Ekonom Center of Reform on Economics (Core) Indonesia, Yusuf Rendy Manilet, mengatakan, diperlukan adanya penajaman bantuan sosial yang diberikan selama pandemi berlangsung. Yusuf mengatakan, bantuan sosial yang diberikan baik dalam bentuk sembako maupun tunasi perlu dilanjutkan. Pemerintah, kata Yusuf, sudah memiliki Program Keluarga Harapan (PKH) yang sudah ada sejak sebelum pandemi.

Program tersebut, kata Rendy, harus dikombinasikan dengan bantuan perlindungan sosial seperti yang sudah dijalankan selama pandemi setahun terakhir.

"Dalam satu hingga dua tahun ke depan PKH harus dilanjutkan dengan kombinasi seperti kebijakan saat pandemi. Seperti bantuan langsung tunai. Bantuan sembako juga masih perlu dilanjutkan hanya saja penyalurannya harus dievaluasi," kata Yusuf kepada Republika, Senin (15/2).
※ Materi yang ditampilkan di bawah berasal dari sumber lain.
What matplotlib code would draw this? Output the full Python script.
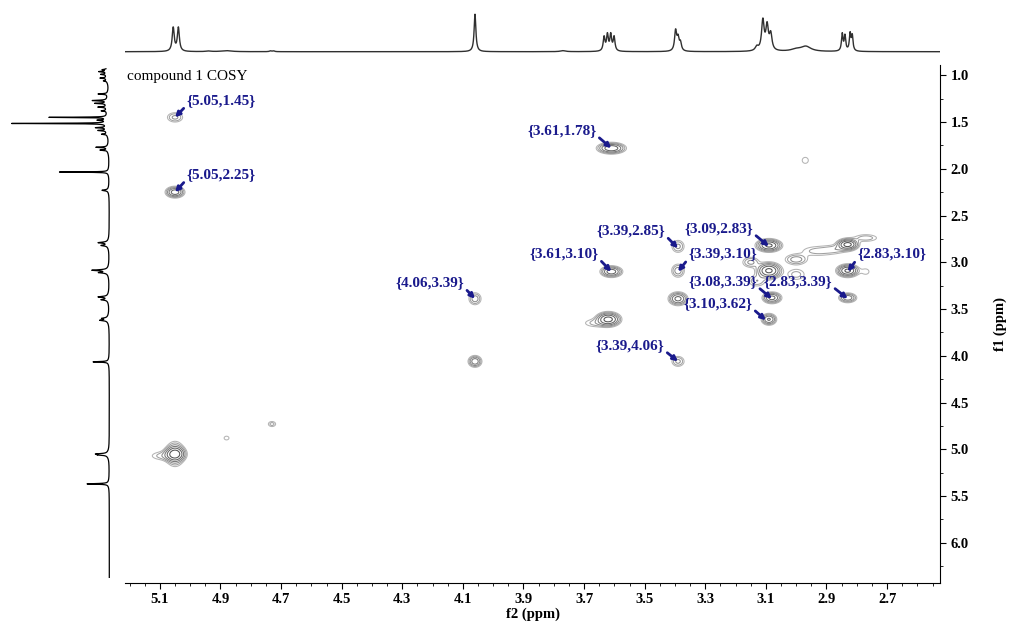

Ia mengatakan, selain itu, program e-warong untuk penyaluran bantuan juga harus digencarkan lagi. Menurut dia, pada masa pemulihan saat ini, program e-warong dapat membantu pemerintah untuk menurunkan kemiskinan.

"Program e-warong bisa direvitalisasi kembali untuk mekanisme bantuan langsung tunai," ujarnya.

Yusuf pun berpendapat, meski kenaikan angka kemiskinan masih di bawah 1 persen, secara absolut kenaikan jumlah kemiskinan sebesar 2,76 juta cukup besar. Pasalnya, angka itu mengalami lonjakan ketimbang kenaikan kemiskinan terakhir yang terjadi pada 2017 lalu.

"Ini cukup dahsyat karen Covid-19 mampu menghapuskan usaha pemerintah menurunkan angka kemiskinan dari tahun 2017," ujarnya.